If your brand needs the genuine article, Cooper (including Cooper Light) is licensable from commercial foundries — budget for a proper license rather than grabbing a free knockoff. And remember the Mailchimp logo itself is trademarked, so use Cooper to build your own identity, not an imitation. Our font pairing guide shows how to balance an expressive serif with a neutral sans.
Frequently Asked Questions
What font does Mailchimp use?
Mailchimp’s brand is built on Cooper Light, a soft rounded serif that drives its playful headline style, paired historically with Helvetica Neue and system sans-serifs for body and interface text. Cooper is a licensed commercial font; free alternatives like Fraunces and Bitter capture a similar warm, rounded-serif look.

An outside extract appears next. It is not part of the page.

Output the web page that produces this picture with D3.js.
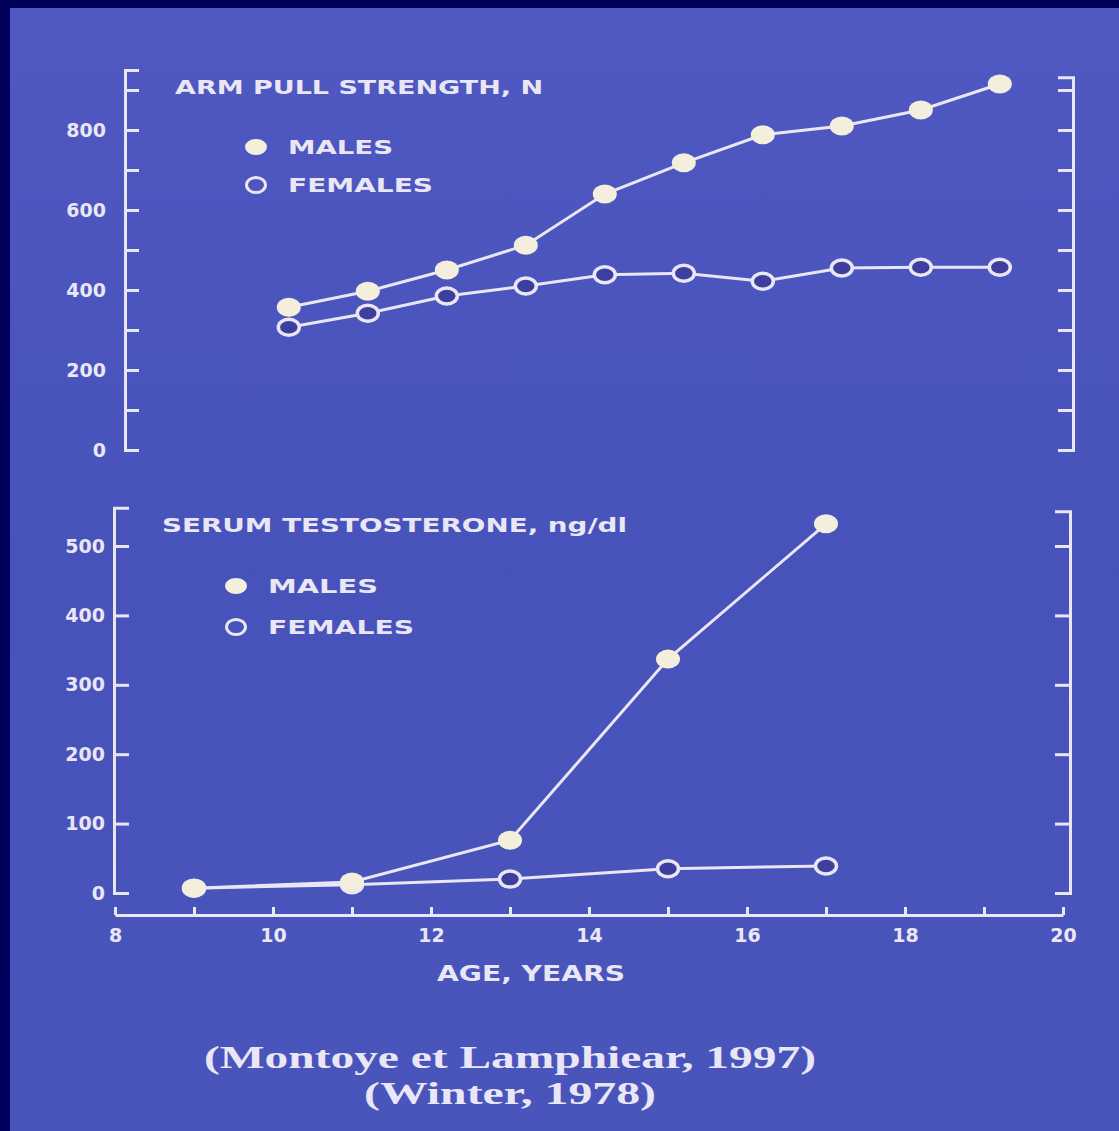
<!DOCTYPE html>
<html>
<head>
<meta charset="utf-8">
<script src="https://cdn.jsdelivr.net/npm/d3@7"></script>
<style>
  html, body { margin: 0; padding: 0; background: #00005a; }
  svg { display: block; }
</style>
</head>
<body>
<div id="chart"></div>
<script>
// Datos
const topAges = [10.2, 11.2, 12.2, 13.2, 14.2, 15.2, 16.2, 17.2, 18.2, 19.2];
const armMales = [357, 397, 450, 512, 640, 718, 788, 810, 850, 915];
const armFemales = [307, 342, 385, 410, 438, 442, 422, 455, 457, 457];

const serumAges = [9, 11, 13, 15, 17];
const serumMales = [7, 16, 76, 337, 532];
const serumFemales = [7, 12, 20, 35, 39];

const armTicks = [0, 100, 200, 300, 400, 500, 600, 700, 800, 900];
const serumTicks = [0, 100, 200, 300, 400, 500];
const ageTicks = [8, 9, 10, 11, 12, 13, 14, 15, 16, 17, 18, 19, 20];

const legendLabels = ['MALES', 'FEMALES'];
const citations = ['(Montoye et Lamphiear, 1997)', '(Winter, 1978)'];

const W = 1119, H = 1131;
const ink = '#e9e6f5';
const cream = '#f3efdc';
const hole = '#3d3f9e';
const sans = '"DejaVu Sans", "Liberation Sans", sans-serif';

const svg = d3.select('#chart').append('svg')
  .attr('width', W)
  .attr('height', H);

// Fondo de la diapositiva
const defs = svg.append('defs');
const grad = defs.append('linearGradient')
  .attr('id', 'bg').attr('x1', 0).attr('y1', 0).attr('x2', 0).attr('y2', 1);
grad.append('stop').attr('offset', '0%').attr('stop-color', '#5058c2');
grad.append('stop').attr('offset', '50%').attr('stop-color', '#4752ba');
grad.append('stop').attr('offset', '100%').attr('stop-color', '#4a55bc');

svg.append('rect').attr('width', W).attr('height', H).attr('fill', '#00005a');
svg.append('rect')
  .attr('x', 10).attr('y', 8)
  .attr('width', W - 10).attr('height', H - 8)
  .attr('fill', 'url(#bg)');

// Escalas
const x = d3.scaleLinear().domain([8, 20]).range([115, 1063]);
const yTop = d3.scaleLinear().domain([0, 950]).range([450, 70]);
const yBot = d3.scaleLinear().domain([0, 555]).range([893, 893 - 555 * 0.694]);

function styleAxis(g) {
  g.selectAll('path, line')
    .attr('stroke', ink)
    .attr('stroke-width', 3)
    .attr('fill', 'none');
  g.selectAll('text')
    .attr('fill', ink)
    .attr('font-family', sans)
    .attr('font-weight', 'bold')
    .attr('font-size', 19);
}

// Panel superior: fuerza de tracción
svg.append('g')
  .attr('transform', 'translate(125,0)')
  .call(d3.axisLeft(yTop)
    .tickValues(armTicks)
    .tickSizeInner(-14)
    .tickSizeOuter(-14)
    .tickPadding(19)
    .tickFormat(d => (d % 200 === 0 && d <= 800) ? d : ''))
  .call(styleAxis);

const yTopRight = yTop.copy().domain([0, 932]).range([yTop(0), yTop(932)]);
svg.append('g')
  .attr('transform', 'translate(1073,0)')
  .call(d3.axisRight(yTopRight)
    .tickValues(armTicks)
    .tickSizeInner(-15)
    .tickSizeOuter(-15)
    .tickFormat(''))
  .call(styleAxis);

// Panel inferior: testosterona
svg.append('g')
  .attr('transform', 'translate(114,0)')
  .call(d3.axisLeft(yBot)
    .tickValues(serumTicks)
    .tickSizeInner(-15)
    .tickSizeOuter(-15)
    .tickPadding(9))
  .call(styleAxis);

const yBotRight = yBot.copy().domain([0, 550]).range([yBot(0), yBot(550)]);
svg.append('g')
  .attr('transform', 'translate(1070,0)')
  .call(d3.axisRight(yBotRight)
    .tickValues(serumTicks)
    .tickSizeInner(-15)
    .tickSizeOuter(-15)
    .tickFormat(''))
  .call(styleAxis);

// Eje de edad
svg.append('g')
  .attr('transform', 'translate(0,915)')
  .call(d3.axisBottom(x)
    .tickValues(ageTicks)
    .tickSizeInner(-8)
    .tickSizeOuter(0)
    .tickPadding(14)
    .tickFormat(d => d % 2 === 0 ? d : ''))
  .call(styleAxis);

// Series
function drawSeries(ages, values, y, filled) {
  const pts = ages.map((a, i) => [x(a), y(values[i])]);
  svg.append('path')
    .datum(pts)
    .attr('d', d3.line())
    .attr('fill', 'none')
    .attr('stroke', ink)
    .attr('stroke-width', 3);
  svg.append('g')
    .selectAll('ellipse')
    .data(pts)
    .join('ellipse')
      .attr('cx', d => d[0])
      .attr('cy', d => d[1])
      .attr('rx', filled ? 12 : 10.5)
      .attr('ry', filled ? 9.5 : 8)
      .attr('fill', filled ? cream : hole)
      .attr('stroke', filled ? 'none' : ink)
      .attr('stroke-width', 3.5);
}

drawSeries(topAges, armFemales, yTop, false);
drawSeries(topAges, armMales, yTop, true);
drawSeries(serumAges, serumFemales, yBot, false);
drawSeries(serumAges, serumMales, yBot, true);

// Títulos y leyendas
function label(txt, x0, y0, len, size) {
  svg.append('text')
    .attr('x', x0).attr('y', y0)
    .attr('fill', ink)
    .attr('font-family', sans)
    .attr('font-weight', 'bold')
    .attr('font-size', size)
    .attr('dominant-baseline', 'central')
    .attr('textLength', len)
    .attr('lengthAdjust', 'spacingAndGlyphs')
    .text(txt);
}

label('ARM PULL STRENGTH, N', 175, 87, 368, 20);
label('SERUM TESTOSTERONE, ng/dl', 162, 525, 465, 20);
label('AGE, YEARS', 437, 974, 188, 21);

function legend(x0, rows, widths) {
  legendLabels.forEach((name, i) => {
    const yy = rows[i];
    svg.append('ellipse')
      .attr('cx', x0).attr('cy', yy)
      .attr('rx', i === 0 ? 11 : 9.5)
      .attr('ry', i === 0 ? 8 : 7.5)
      .attr('fill', i === 0 ? cream : 'none')
      .attr('stroke', i === 0 ? 'none' : ink)
      .attr('stroke-width', 3);
    label(name, x0 + 32, yy, widths[i], 20);
  });
}

legend(256, [147, 185], [105, 145]);
legend(236, [586, 627], [110, 146]);

// Citas
citations.forEach((c, i) => {
  svg.append('text')
    .attr('x', 510)
    .attr('y', 1057 + i * 36)
    .attr('text-anchor', 'middle')
    .attr('dominant-baseline', 'central')
    .attr('fill', ink)
    .attr('font-family', '"Liberation Serif", "DejaVu Serif", serif')
    .attr('font-weight', 'bold')
    .attr('font-size', 31)
    .attr('textLength', i === 0 ? 612 : 292)
    .attr('lengthAdjust', 'spacingAndGlyphs')
    .text(c);
});
</script>
</body>
</html>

Is the Mailchimp font free?
No. The Cooper family, including Cooper Light, is a licensed commercial typeface and is not free, and the Mailchimp wordmark is custom and trademarked. For a similar look you can use legally, try free rounded serifs like Fraunces, Bitter, or Domine on Google Fonts.
What is the Mailchimp serif font called?
It’s Cooper Light, a lighter weight from the classic Cooper serif family, known for soft, rounded, gently bulging letterforms. It’s the quieter cousin of Cooper Black. This is the typeface most responsible for Mailchimp’s warm, friendly, slightly retro headline personality.
What free font looks like the Mailchimp font?
Fraunces is the closest free match for Cooper Light’s soft, old-style serif character, with optical sizing that leans retro at display sizes. Bitter and Domine are sturdier rounded-serif options. All are free on Google Fonts and suitable for commercial projects.
Does Mailchimp use Helvetica?
Historically, yes — Mailchimp has paired its Cooper-style display serif with Helvetica Neue and system sans-serif fallbacks for body and UI text. Exact fonts can vary across surfaces and over time. Free Helvetica-style alternatives include Inter, Roboto, and the metric-compatible Arimo.